> **Task requirements**: Without the pictures, return all of the material exactly as written.

#####

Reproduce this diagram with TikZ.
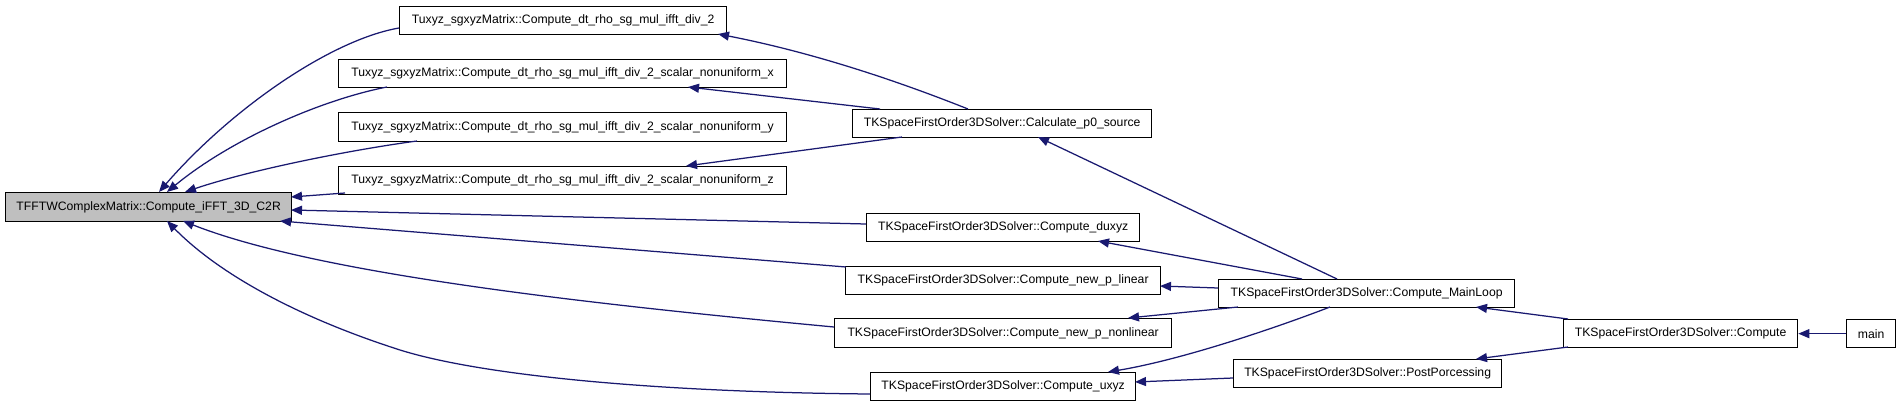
\documentclass[tikz,border=0pt]{standalone}
\usepackage{fontspec}
\setmainfont{Liberation Sans}
\usetikzlibrary{arrows.meta}
\definecolor{edgeblue}{HTML}{191970}
\definecolor{nodegray}{HTML}{BFBFBF}
\begin{document}
\begin{tikzpicture}[x=1pt,y=-1pt,
  box/.style={draw=black,line width=1.3pt,fill=white,inner sep=0pt,anchor=north west,minimum height=28pt,
    font=\fontsize{12.2pt}{14pt}\selectfont},
  focus/.style={box,fill=nodegray},
  edge/.style={draw=edgeblue,line width=1.25pt,-{Triangle[length=11pt,width=9pt]}}]
\fill[white] (0,0) rectangle (1901,407);
\useasboundingbox (0,0) rectangle (1901,407);

\node[focus,minimum width=286pt,minimum height=29pt] (T) at (5,192) {TFFTWComplexMatrix::Compute\_iFFT\_3D\_C2R};
\node[box,minimum width=327pt] (U1) at (399,6) {Tuxyz\_sgxyzMatrix::Compute\_dt\_rho\_sg\_mul\_ifft\_div\_2};
\node[box,minimum width=448pt] (U2) at (338,59) {Tuxyz\_sgxyzMatrix::Compute\_dt\_rho\_sg\_mul\_ifft\_div\_2\_scalar\_nonuniform\_x};
\node[box,minimum width=448pt,minimum height=29pt] (U3) at (338,112) {Tuxyz\_sgxyzMatrix::Compute\_dt\_rho\_sg\_mul\_ifft\_div\_2\_scalar\_nonuniform\_y};
\node[box,minimum width=448pt] (U4) at (338,166) {Tuxyz\_sgxyzMatrix::Compute\_dt\_rho\_sg\_mul\_ifft\_div\_2\_scalar\_nonuniform\_z};
\node[box,minimum width=299pt] (C) at (852,109) {TKSpaceFirstOrder3DSolver::Calculate\_p0\_source};
\node[box,minimum width=273pt] (D) at (866,213) {TKSpaceFirstOrder3DSolver::Compute\_duxyz};
\node[box,minimum width=315pt] (L) at (845,266) {TKSpaceFirstOrder3DSolver::Compute\_new\_p\_linear};
\node[box,minimum width=337pt,minimum height=29pt] (N) at (834,318) {TKSpaceFirstOrder3DSolver::Compute\_new\_p\_nonlinear};
\node[box,minimum width=265pt] (X) at (870,372) {TKSpaceFirstOrder3DSolver::Compute\_uxyz};
\node[box,minimum width=296pt] (M) at (1218,279) {TKSpaceFirstOrder3DSolver::Compute\_MainLoop};
\node[box,minimum width=268pt] (P) at (1233,359) {TKSpaceFirstOrder3DSolver::PostPorcessing};
\node[box,minimum width=234pt] (K) at (1563,319) {TKSpaceFirstOrder3DSolver::Compute};
\node[box,minimum width=49pt] (R) at (1846,319) {main};

% callers of Compute_iFFT_3D_C2R
\draw[edge] ([shift={(0,22)}]U1.north west) .. controls (330,40) and (230,110) .. ([shift={(154,0)}]T.north west);
\draw[edge] ([shift={(49,28)}]U2.north west) .. controls (320,100) and (230,140) .. ([shift={(162,0)}]T.north west);
\draw[edge] ([shift={(79,29)}]U3.north west) .. controls (350,150) and (250,170) .. ([shift={(180,0)}]T.north west);
\draw[edge] ([shift={(7,27)}]U4.north west) -- ([shift={(286,5)}]T.north west);
\draw[edge] ([shift={(0,11)}]D.north west) -- ([shift={(286,18)}]T.north west);
\draw[edge] ([shift={(1,1)}]L.north west) -- ([shift={(275,29)}]T.north west);
\draw[edge] ([shift={(0,9)}]N.north west) .. controls (600,305) and (320,275) .. ([shift={(178,29)}]T.north west);
\draw[edge] ([shift={(0,22)}]X.north west) .. controls (650,392) and (480,375) .. (400,350)
  .. controls (300,318) and (220,275) .. ([shift={(162,29)}]T.north west);

% Calculate_p0_source
\draw[edge] ([shift={(116,0)}]C.north west) .. controls (870,70) and (790,48) .. ([shift={(319,28)}]U1.north west);
\draw[edge] ([shift={(28,0)}]C.north west) -- ([shift={(350,28)}]U2.north west);
\draw[edge] ([shift={(50,28)}]C.north west) -- ([shift={(348,0)}]U4.north west);

% Compute_MainLoop
\draw[edge] ([shift={(119,0)}]M.north west) -- ([shift={(186,28)}]C.north west);
\draw[edge] ([shift={(84,0)}]M.north west) -- ([shift={(232,28)}]D.north west);
\draw[edge] ([shift={(0,9)}]M.north west) -- ([shift={(315,20)}]L.north west);
\draw[edge] ([shift={(20,28)}]M.north west) -- ([shift={(294,0)}]N.north west);
\draw[edge] ([shift={(112,28)}]M.north west) .. controls (1270,330) and (1180,360) .. ([shift={(238,0)}]X.north west);

% PostPorcessing
\draw[edge] ([shift={(0,19)}]P.north west) -- ([shift={(265,10)}]X.north west);

% Compute
\draw[edge] ([shift={(5,0)}]K.north west) -- ([shift={(258,28)}]M.north west);
\draw[edge] ([shift={(5,28)}]K.north west) -- ([shift={(243,0)}]P.north west);

% main
\draw[edge] (R.west) -- (K.east);
\end{tikzpicture}
\end{document}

#####

> **Final result**:
Reproduce this diagram with TikZ.
\documentclass[tikz,border=0pt]{standalone}
\usepackage{fontspec}
\setmainfont{Liberation Sans}
\usetikzlibrary{arrows.meta}
\definecolor{edgeblue}{HTML}{191970}
\definecolor{nodegray}{HTML}{BFBFBF}
\begin{document}
\begin{tikzpicture}[x=1pt,y=-1pt,
  box/.style={draw=black,line width=1.3pt,fill=white,inner sep=0pt,anchor=north west,minimum height=28pt,
    font=\fontsize{12.2pt}{14pt}\selectfont},
  focus/.style={box,fill=nodegray},
  edge/.style={draw=edgeblue,line width=1.25pt,-{Triangle[length=11pt,width=9pt]}}]
\fill[white] (0,0) rectangle (1901,407);
\useasboundingbox (0,0) rectangle (1901,407);

\node[focus,minimum width=286pt,minimum height=29pt] (T) at (5,192) {TFFTWComplexMatrix::Compute\_iFFT\_3D\_C2R};
\node[box,minimum width=327pt] (U1) at (399,6) {Tuxyz\_sgxyzMatrix::Compute\_dt\_rho\_sg\_mul\_ifft\_div\_2};
\node[box,minimum width=448pt] (U2) at (338,59) {Tuxyz\_sgxyzMatrix::Compute\_dt\_rho\_sg\_mul\_ifft\_div\_2\_scalar\_nonuniform\_x};
\node[box,minimum width=448pt,minimum height=29pt] (U3) at (338,112) {Tuxyz\_sgxyzMatrix::Compute\_dt\_rho\_sg\_mul\_ifft\_div\_2\_scalar\_nonuniform\_y};
\node[box,minimum width=448pt] (U4) at (338,166) {Tuxyz\_sgxyzMatrix::Compute\_dt\_rho\_sg\_mul\_ifft\_div\_2\_scalar\_nonuniform\_z};
\node[box,minimum width=299pt] (C) at (852,109) {TKSpaceFirstOrder3DSolver::Calculate\_p0\_source};
\node[box,minimum width=273pt] (D) at (866,213) {TKSpaceFirstOrder3DSolver::Compute\_duxyz};
\node[box,minimum width=315pt] (L) at (845,266) {TKSpaceFirstOrder3DSolver::Compute\_new\_p\_linear};
\node[box,minimum width=337pt,minimum height=29pt] (N) at (834,318) {TKSpaceFirstOrder3DSolver::Compute\_new\_p\_nonlinear};
\node[box,minimum width=265pt] (X) at (870,372) {TKSpaceFirstOrder3DSolver::Compute\_uxyz};
\node[box,minimum width=296pt] (M) at (1218,279) {TKSpaceFirstOrder3DSolver::Compute\_MainLoop};
\node[box,minimum width=268pt] (P) at (1233,359) {TKSpaceFirstOrder3DSolver::PostPorcessing};
\node[box,minimum width=234pt] (K) at (1563,319) {TKSpaceFirstOrder3DSolver::Compute};
\node[box,minimum width=49pt] (R) at (1846,319) {main};

% callers of Compute_iFFT_3D_C2R
\draw[edge] ([shift={(0,22)}]U1.north west) .. controls (330,40) and (230,110) .. ([shift={(154,0)}]T.north west);
\draw[edge] ([shift={(49,28)}]U2.north west) .. controls (320,100) and (230,140) .. ([shift={(162,0)}]T.north west);
\draw[edge] ([shift={(79,29)}]U3.north west) .. controls (350,150) and (250,170) .. ([shift={(180,0)}]T.north west);
\draw[edge] ([shift={(7,27)}]U4.north west) -- ([shift={(286,5)}]T.north west);
\draw[edge] ([shift={(0,11)}]D.north west) -- ([shift={(286,18)}]T.north west);
\draw[edge] ([shift={(1,1)}]L.north west) -- ([shift={(275,29)}]T.north west);
\draw[edge] ([shift={(0,9)}]N.north west) .. controls (600,305) and (320,275) .. ([shift={(178,29)}]T.north west);
\draw[edge] ([shift={(0,22)}]X.north west) .. controls (650,392) and (480,375) .. (400,350)
  .. controls (300,318) and (220,275) .. ([shift={(162,29)}]T.north west);

% Calculate_p0_source
\draw[edge] ([shift={(116,0)}]C.north west) .. controls (870,70) and (790,48) .. ([shift={(319,28)}]U1.north west);
\draw[edge] ([shift={(28,0)}]C.north west) -- ([shift={(350,28)}]U2.north west);
\draw[edge] ([shift={(50,28)}]C.north west) -- ([shift={(348,0)}]U4.north west);

% Compute_MainLoop
\draw[edge] ([shift={(119,0)}]M.north west) -- ([shift={(186,28)}]C.north west);
\draw[edge] ([shift={(84,0)}]M.north west) -- ([shift={(232,28)}]D.north west);
\draw[edge] ([shift={(0,9)}]M.north west) -- ([shift={(315,20)}]L.north west);
\draw[edge] ([shift={(20,28)}]M.north west) -- ([shift={(294,0)}]N.north west);
\draw[edge] ([shift={(112,28)}]M.north west) .. controls (1270,330) and (1180,360) .. ([shift={(238,0)}]X.north west);

% PostPorcessing
\draw[edge] ([shift={(0,19)}]P.north west) -- ([shift={(265,10)}]X.north west);

% Compute
\draw[edge] ([shift={(5,0)}]K.north west) -- ([shift={(258,28)}]M.north west);
\draw[edge] ([shift={(5,28)}]K.north west) -- ([shift={(243,0)}]P.north west);

% main
\draw[edge] (R.west) -- (K.east);
\end{tikzpicture}
\end{document}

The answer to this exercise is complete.